Multi-cycle spectrum sensing for OFDM signals under cyclic frequency offsets in cognitive vehicular networks

Spectrum sensing plays a key role in cognitive radio technology to acquire information on the occupancy status of the channel. Cyclostationary spectrum sensing is considered one of the most promising approaches. However, its performance is severely degraded by a mismatch between the actual and the nominal cyclic frequency [i.e. cyclic frequency offset (CFO)]. This is particularly true for vehicular networks, due to the high mobility and particularly to the presence of a non-zero radial acceleration between the transmitter and the receiver that makes the signal filtered out by the Doppler channel chirped, thus introducing the CFO. Consequently, the signal to be detected has to be properly modelled as a generalised almost-cyclostationary process.

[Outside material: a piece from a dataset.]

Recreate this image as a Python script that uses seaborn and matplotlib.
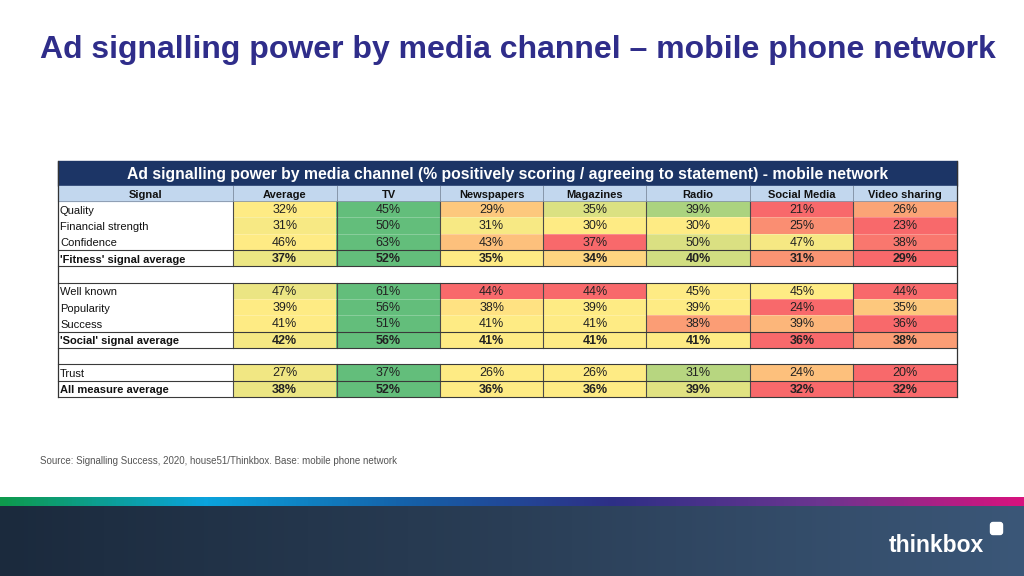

The proposed approach performs a maximum-likelihood estimation of the CFO jointly to the detection exploiting multiple cycles, through a maximisation of the generalised likelihood ratio test. The closed-form of false alarm probability is derived highlighting that this approach represents a constant false alarm rate detector. Numerical evaluations are provided to show the correctness of the theoretical analysis and that the performance is approximatively constant for a large range of CFO values. Moreover, comparisons with existing algorithms are provided.